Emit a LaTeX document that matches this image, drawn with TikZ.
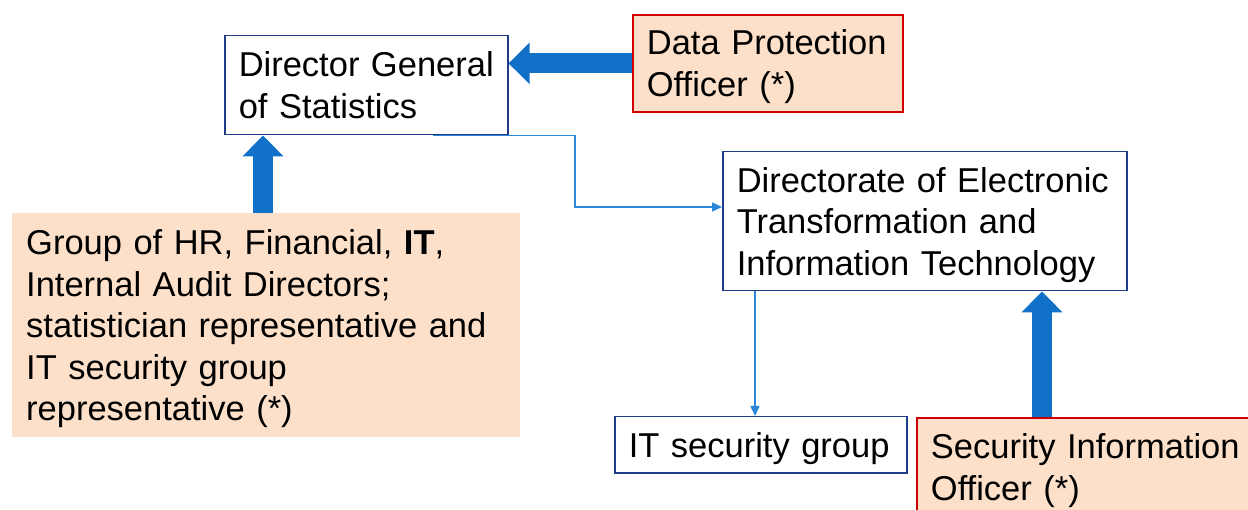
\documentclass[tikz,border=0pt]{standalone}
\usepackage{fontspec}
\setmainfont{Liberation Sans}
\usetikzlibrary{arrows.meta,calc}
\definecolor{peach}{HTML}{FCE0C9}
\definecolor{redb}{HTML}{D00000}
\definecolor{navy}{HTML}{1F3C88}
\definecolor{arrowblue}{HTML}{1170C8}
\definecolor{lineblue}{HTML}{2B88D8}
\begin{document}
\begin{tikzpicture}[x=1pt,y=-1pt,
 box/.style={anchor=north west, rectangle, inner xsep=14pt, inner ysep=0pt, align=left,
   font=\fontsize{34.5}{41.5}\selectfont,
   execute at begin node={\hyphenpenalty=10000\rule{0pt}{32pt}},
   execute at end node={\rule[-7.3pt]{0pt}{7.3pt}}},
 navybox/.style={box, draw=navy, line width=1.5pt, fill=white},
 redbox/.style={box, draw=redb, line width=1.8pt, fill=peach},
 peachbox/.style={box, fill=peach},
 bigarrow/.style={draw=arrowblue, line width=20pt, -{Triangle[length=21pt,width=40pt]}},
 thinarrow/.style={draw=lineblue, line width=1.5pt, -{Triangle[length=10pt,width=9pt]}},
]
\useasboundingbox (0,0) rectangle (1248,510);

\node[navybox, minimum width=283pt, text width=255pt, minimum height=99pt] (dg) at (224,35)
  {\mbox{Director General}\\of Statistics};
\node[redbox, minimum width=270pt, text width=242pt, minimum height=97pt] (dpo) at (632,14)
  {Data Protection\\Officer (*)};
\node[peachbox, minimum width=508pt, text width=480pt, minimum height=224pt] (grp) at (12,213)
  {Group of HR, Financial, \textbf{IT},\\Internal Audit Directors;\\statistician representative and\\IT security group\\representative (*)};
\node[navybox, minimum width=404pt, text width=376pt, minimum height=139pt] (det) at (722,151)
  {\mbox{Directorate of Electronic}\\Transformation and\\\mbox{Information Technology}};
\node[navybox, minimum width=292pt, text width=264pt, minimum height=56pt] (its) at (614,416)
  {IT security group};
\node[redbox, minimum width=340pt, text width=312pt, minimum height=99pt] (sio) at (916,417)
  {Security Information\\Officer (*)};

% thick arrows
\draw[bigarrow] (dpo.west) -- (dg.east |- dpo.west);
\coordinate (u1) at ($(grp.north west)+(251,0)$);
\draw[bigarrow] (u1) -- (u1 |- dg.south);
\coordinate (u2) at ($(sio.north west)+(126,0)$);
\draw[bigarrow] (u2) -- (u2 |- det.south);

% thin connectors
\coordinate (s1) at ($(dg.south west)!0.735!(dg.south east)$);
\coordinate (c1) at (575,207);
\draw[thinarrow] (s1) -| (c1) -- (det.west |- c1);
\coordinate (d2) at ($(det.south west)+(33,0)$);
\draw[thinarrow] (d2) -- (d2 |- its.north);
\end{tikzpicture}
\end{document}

__SHORT EXERCISE__
Repeat the full listing above exactly, with no pictures in the copy.

__REPLY TO THE EXERCISE__
Emit a LaTeX document that matches this image, drawn with TikZ.
\documentclass[tikz,border=0pt]{standalone}
\usepackage{fontspec}
\setmainfont{Liberation Sans}
\usetikzlibrary{arrows.meta,calc}
\definecolor{peach}{HTML}{FCE0C9}
\definecolor{redb}{HTML}{D00000}
\definecolor{navy}{HTML}{1F3C88}
\definecolor{arrowblue}{HTML}{1170C8}
\definecolor{lineblue}{HTML}{2B88D8}
\begin{document}
\begin{tikzpicture}[x=1pt,y=-1pt,
 box/.style={anchor=north west, rectangle, inner xsep=14pt, inner ysep=0pt, align=left,
   font=\fontsize{34.5}{41.5}\selectfont,
   execute at begin node={\hyphenpenalty=10000\rule{0pt}{32pt}},
   execute at end node={\rule[-7.3pt]{0pt}{7.3pt}}},
 navybox/.style={box, draw=navy, line width=1.5pt, fill=white},
 redbox/.style={box, draw=redb, line width=1.8pt, fill=peach},
 peachbox/.style={box, fill=peach},
 bigarrow/.style={draw=arrowblue, line width=20pt, -{Triangle[length=21pt,width=40pt]}},
 thinarrow/.style={draw=lineblue, line width=1.5pt, -{Triangle[length=10pt,width=9pt]}},
]
\useasboundingbox (0,0) rectangle (1248,510);

\node[navybox, minimum width=283pt, text width=255pt, minimum height=99pt] (dg) at (224,35)
  {\mbox{Director General}\\of Statistics};
\node[redbox, minimum width=270pt, text width=242pt, minimum height=97pt] (dpo) at (632,14)
  {Data Protection\\Officer (*)};
\node[peachbox, minimum width=508pt, text width=480pt, minimum height=224pt] (grp) at (12,213)
  {Group of HR, Financial, \textbf{IT},\\Internal Audit Directors;\\statistician representative and\\IT security group\\representative (*)};
\node[navybox, minimum width=404pt, text width=376pt, minimum height=139pt] (det) at (722,151)
  {\mbox{Directorate of Electronic}\\Transformation and\\\mbox{Information Technology}};
\node[navybox, minimum width=292pt, text width=264pt, minimum height=56pt] (its) at (614,416)
  {IT security group};
\node[redbox, minimum width=340pt, text width=312pt, minimum height=99pt] (sio) at (916,417)
  {Security Information\\Officer (*)};

% thick arrows
\draw[bigarrow] (dpo.west) -- (dg.east |- dpo.west);
\coordinate (u1) at ($(grp.north west)+(251,0)$);
\draw[bigarrow] (u1) -- (u1 |- dg.south);
\coordinate (u2) at ($(sio.north west)+(126,0)$);
\draw[bigarrow] (u2) -- (u2 |- det.south);

% thin connectors
\coordinate (s1) at ($(dg.south west)!0.735!(dg.south east)$);
\coordinate (c1) at (575,207);
\draw[thinarrow] (s1) -| (c1) -- (det.west |- c1);
\coordinate (d2) at ($(det.south west)+(33,0)$);
\draw[thinarrow] (d2) -- (d2 |- its.north);
\end{tikzpicture}
\end{document}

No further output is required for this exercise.